Benefits of Rx, Without the Complexity

eric at kolotyluk.net eric at kolotyluk.net
Mon Jun 20 18:33:02 UTC 2022


After tinkering with loom and learning a lot of revised synchronous style
practices, I was recently watching another presentation on Reactive
Programming, and it got me thinking about how some of the asynchronous
practices, such as Backpressure, could be expressed in the synchronous world
of Virtual Threads, Structured Concurrency, etc.

 

After working on Akka Scala for years, using Reactive Practices, I had a
sense that it might be possible to build applications/services that would
not thrash. They would go up to 100% utilization, without thrashing, and
then just refuse more work. Sorry mate, I won't do that now, maybe talk to
the Load Balancer about spawning some more siblings.
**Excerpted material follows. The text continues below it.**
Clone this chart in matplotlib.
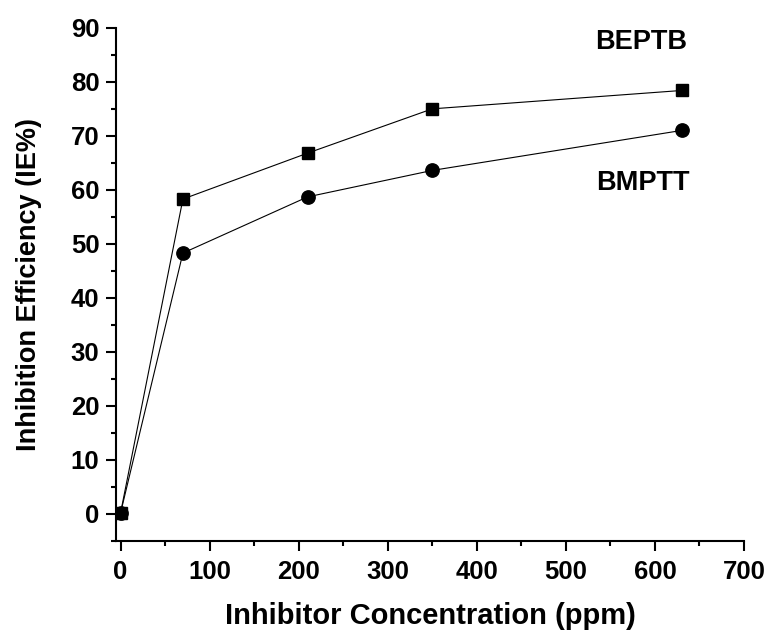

I don't know how true
this sense is, only that it's a hopeful sense.

 

While I have dabbled with java.util.concurrent.Flow using Virtual Threads
successfully, I still find the cognitive load for using Rx APIs higher than
I would like, but it is well disciplined and has many other benefits, such
as backpressure.

 

In the future, can we build simpler synchronous APIs with the benefits of
asynchronous APIs such as Rx, leveraging the scalability/throughput of
Virtual Threads and the discipline of Structure Concurrency? I guess I am
just lazy, and I don't want to think harder than I have to.